The Agile Mindset Yields Deeper, Faster, and More Accurate Awareness. In the technology world, rapid product obsolescence forces companies into a continuous race to innovate faster than their competitors. This pressures cannot be effectively managed without an Agile Mindset, which is most succinctly exemplified by the seemingly counter-intuitive tech industry mantra, “Fail fast and often.” This mantra can seem counter-intuitive because the prospect of “failing” is usually scary for most people and it might seem strange to people outside the tech industry to use the word “fail” in any kind of professional mission statement. For this reason, the mantra should really be “Learn fast and often,” but Internet memes often have an internal logic of their own. Nevertheless, the reason people in the tech world can embrace this “fail fast and often” concept is because they have a more realistic and accurate understanding than people in most other industries of how creative and complex decision-making processes actually succeed or fail in the real-world.
Rapid Feedback Loops Do Not Imply Sloppy Execution. I occasionally hear people mistakenly confuse the Agile Mindset with hasty, sloppy execution. Some people cannot easily visualize the technical sophistication of a modern industrial factory, let alone the highly complex and abstract development process of software source code. It is particularly obnoxious to hear bureaucrats and lobbyists who claim that there is no way to impose modern process-engineering techniques to Congressional legislation and the sprawling federal bureaucracy. Naturally, these people have incentives to perpetuate and grow the federal leviathan; so we should assume that they will never voluntarily choose to impose process-engineering discipline on themselves.
The Agile Mindset Would Dramatically Improve National Governance. When feedback loops are compressed into a shorter period of time, individual decision-making processes benefit from incrementally increased aggregate knowledge, which results in exponentially increased awareness, which improves each new cycle of decision-making, which ultimately results in significantly more accurate, effective, and sustainable outcomes. In the context of national governance, the primary reason the Presidential System of governance empirically and universally leads to more systemic corruption than the Parliamentary System is because citizens governed by a Presidential System are forced to wait much longer to hold national level politicians accountable for bad policy outcomes.
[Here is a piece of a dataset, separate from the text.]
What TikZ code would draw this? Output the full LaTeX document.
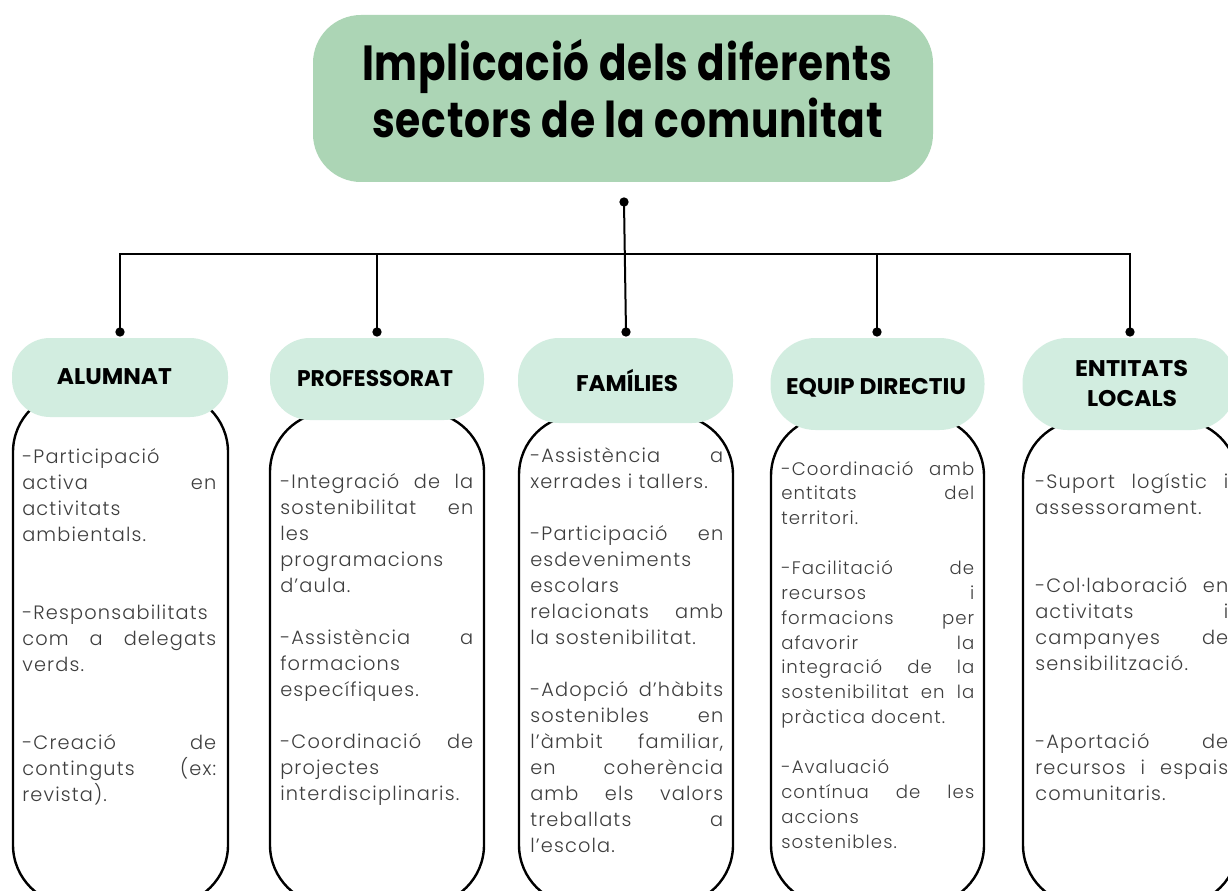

Is Agile Democracy Possible? What would happen if we had an Agile Government abiding by the principles of Agile Democracy? Let’s explore just a few of the most obvious ways that an Agile Mindset would positively impact the federal government.
(1) There would never be another constitutionally dubious omnibus bill crammed down the collective throat of the American people because the concept of an omnibus bill is anathema to Democracy, undermines rigorous policy analysis, is hostile to sound process management, squanders taxpayer resources, and provides endless opportunities for self-serving politicians to serve special interest groups and evade accountability for their backroom dealing.
(2) Given that accountability is at the core of the Agile Mindset, there would be term limits for Congress because every credible opinion poll shows that an overwhelming majority of Americans want term limits and more ways to hold national politicians accountable. This would promote healthy competition for the privilege to serve the American people and a competitive marketplace of ideas in the Halls of Congress, which would weed out the career politicians whose performance does not justify their congressional salary nor their costly control of the U.S. Treasury.
(3) There would be a constitutional amendment to create a mechanism similar to the no-confidence vote in most Parliamentary Systems. This would give U.S. citizens the power to hold referendums on members of Congress and the President so that the corruption and/or incompetence and/or career-minded gamesmanship of federal politicians does not need to be endured by the American people a single second longer than necessary.
There are many more governance process improvements that would be implemented very quickly if the culture in Washington was guided by Silicon Valley’s Agile Mindset, but the changes above are three of the easiest and most impactful changes that we would see. Of course, there will never be enough members of Congress to support anything remotely close to an Agile Mindset in Washington, which means the American people will eventually need to impose more discipline or Congress from the outside. That’s ultimately what The Platform is all about.
Notes:
1. I define the “optimal outcome” as follows: “a domestic or foreign policy that satisfies the largest population of U.S. Citizens, within the shortest amount of time, at the least cost to American taxpayers, and which is sustainable over the longest period of time.”